What are the varied versions of Christianity? How many versions are there? The acceptance of disagreeable doctrine is so rampant today within the broad parameters of what it means to be a Christian, that it has become commonplace to have at least four views of about everything. There are actually far more than four, but attempts are made to reduce the number of views to representative ones and the views are argued in a way to indicate that any one of the four won't exclude someone from Christianity. Perhaps a four view book on exclusivity could be written for the purposes of including every exclusivist.

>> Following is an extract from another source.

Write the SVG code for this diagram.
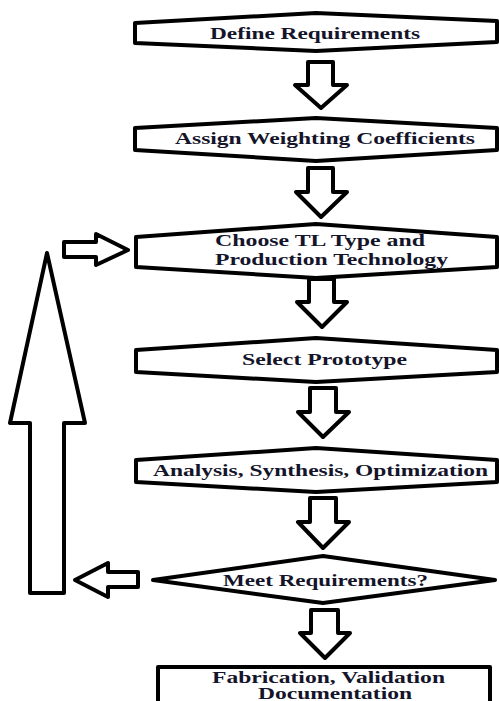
<svg xmlns="http://www.w3.org/2000/svg" width="499" height="701" viewBox="0 0 499 701">
  <style>
    .shape { fill: #ffffff; stroke: #000000; stroke-width: 4; stroke-linejoin: round; }
    .arrow { fill: #ffffff; stroke: #000000; stroke-width: 4; stroke-linejoin: round; }
    .label { font-family: "Liberation Serif", "Times New Roman", "DejaVu Serif", serif; font-weight: 700; font-size: 17.5px; fill: #14142a; }
    .small { font-size: 16px; }
  </style>
  <rect x="0" y="0" width="499" height="701" fill="#ffffff"/>

  <!-- block arrows between the steps -->
  <g id="connectors">
    <polygon class="arrow" points="308,62 333,62 333,85 347,85 321,108 295,85 308,85"/>
    <polygon class="arrow" points="308,168 333,168 333,192 347,192 321,217 296,192 308,192"/>
    <polygon class="arrow" points="309,279 334,279 334,302 347,302 322,327 297,302 309,302"/>
    <polygon class="arrow" points="310,388 336,388 336,412 349,412 323,437 298,412 310,412"/>
    <polygon class="arrow" points="310,498 336,498 336,522 349,522 323,548 298,522 310,522"/>
    <polygon class="arrow" points="311,610 338,610 338,633 350,633 325,658 300,633 311,633"/>
    <!-- feedback loop: back to the type selection step -->
    <polygon class="arrow" points="138,572 138,587 108,587 108,597 75,580 108,563 108,572"/>
    <polygon class="arrow" points="30,593 64,593 64,423 85,423 47,253 10,423 30,423"/>
    <polygon class="arrow" points="64,242 96,242 96,234 128,250 96,265 96,257 64,257"/>
  </g>

  <g id="define-requirements">
    <polygon class="shape" points="135,23 316,13 497,21 497,42 316,51 135,43"/>
    <text class="label" x="210" y="38.5" textLength="210" lengthAdjust="spacingAndGlyphs">Define Requirements</text>
  </g>

  <g id="assign-weighting">
    <polygon class="shape" points="135,128 316,118 497,128 497,150 316,161 135,150"/>
    <text class="label" x="175" y="143.5" textLength="300" lengthAdjust="spacingAndGlyphs">Assign Weighting Coefficients</text>
  </g>

  <g id="choose-tl-type">
    <polygon class="shape" points="136,237 316,224 497,237 497,267 316,278 136,267"/>
    <text class="label" x="215" y="245.5" textLength="210" lengthAdjust="spacingAndGlyphs">Choose TL Type and</text>
    <text class="label" x="215" y="264.5" textLength="233" lengthAdjust="spacingAndGlyphs">Production Technology</text>
  </g>

  <g id="select-prototype">
    <polygon class="shape" points="136,350 316,338 497,350 497,372 316,382 136,372"/>
    <text class="label" x="242" y="365" textLength="165" lengthAdjust="spacingAndGlyphs">Select Prototype</text>
  </g>

  <g id="analysis-synthesis">
    <polygon class="shape" points="136,460 316,448 497,460 497,482 316,492 136,482"/>
    <text class="label" x="153" y="475.5" textLength="335" lengthAdjust="spacingAndGlyphs">Analysis, Synthesis, Optimization</text>
  </g>

  <g id="meet-requirements">
    <polygon class="shape" points="153,580 323,556 495,580 323,603"/>
    <text class="label" x="223" y="585.5" textLength="205" lengthAdjust="spacingAndGlyphs">Meet Requirements?</text>
  </g>

  <g id="fabrication">
    <rect class="shape" x="158" y="667" width="332" height="50" stroke-linejoin="miter"/>
    <text class="label small" x="212" y="683" textLength="233" lengthAdjust="spacingAndGlyphs">Fabrication, Validation</text>
    <text class="label small" x="258" y="699" textLength="154" lengthAdjust="spacingAndGlyphs">Documentation</text>
  </g>
</svg>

Christians themselves know there are multiple versions of the Bible. A chief argument for Moslems with Christianity is that only one version of the Koran exists, evidence that their religion lacks corruption. That's a laugher -- one version of Islam! We Christians have many! We coexist. Christians could argue back and probably should to be honest, multiple versions of the Bible go along with multiple versions of Christianity. Christians are proud of their diversity of doctrine. "We don't stress over the details!" However, it's not just details anymore. There are vast chasms of difference between acceptable versions. This only promotes further assent to doctrinal divergence, which reproduces apostasy like possums.
A one Christianity can't exist in the compulsion of many. I understand the pressure to capitulate. Let's not and say we did, is very powerful. Someone gets to have his own version. Anyone who confronts that version as false thwarts "freedom." Human choice is sovereign. This has spawned a variation on grace and sanctification where Jesus will cover for all the behavior outside the lines. Jesus gives that freedom. I can be me, and wherever that clashes with Jesus, He's already atoned on the cross. This results in less judgment, and that feeling of freedom from judgment is a new version of love. Everyone is nice to everyone no matter what the lifestyle, except for one that judges someone else for doing something wrong. This leaves the only unacceptable version of Christianity to be actual Christianity.